John McCain made an unusual campaign stop this week, at a rally for motorcycle enthusiasts whose roaring machines filled the air with the fumes of burning gas.
He called the noise "the sound of freedom," but he should have said something about the odor of all that exhaust too. It's the smell of a strategy that could get him elected president.
Americans are furious about the rising price of gasoline.
Gas is a bargain here compared to much of the industrial world, but life in the U.S. is built around cars -- and fuel isn't considered a finite resource, it's a right.
McCain has been campaigning in support of an unpopular war, an unpopular president and an unpopular party, but there is the possibility that gas could get him elected.
He's found common cause with the American people on that one crucial issue and right now, he's experimenting with its appeal.
America can learn something from the rest of the world. Norway and the United Kingdom get a lot of their oil offshore; France and Japan rely heavily on nuclear power. But years ago, environmental worries turned the U.S. away from fully exploiting those kinds of opportunities.

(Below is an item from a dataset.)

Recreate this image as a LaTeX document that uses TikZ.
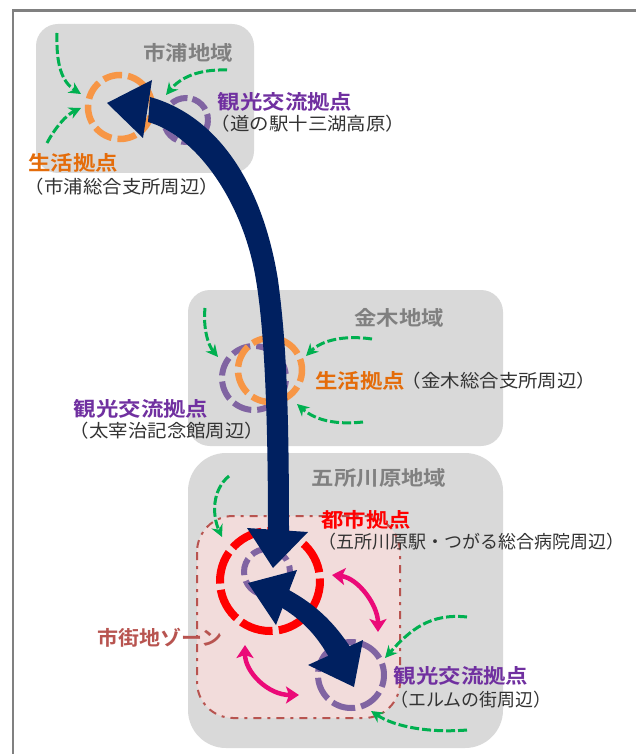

McCain says Washington has to reconsider every option and increase America's ability to supply itself with energy. He's finding a lot of voters agree.
The proof isn't just in the polls; it's in Barack Obama's decision to start changing his positions on the issue too.
Up till now, Obama has stressed the need to use energy more efficiently and safeguard the environment.
But this week he also said he also would be prepared to support offshore drilling.
Both candidates have much more complex energy policies that they are doing their best to promote. They are also trying to avoid the obvious: No U.S. president can make oil as cheap or plentiful as it was for most of the twentieth century.
But you probably can't run for president right now without promising to try.
McCain's big issue has been national security. Obama's big issue has been the need for change.
But a lot of Americans really want cheaper gasoline and both candidates want to find a way to promise it.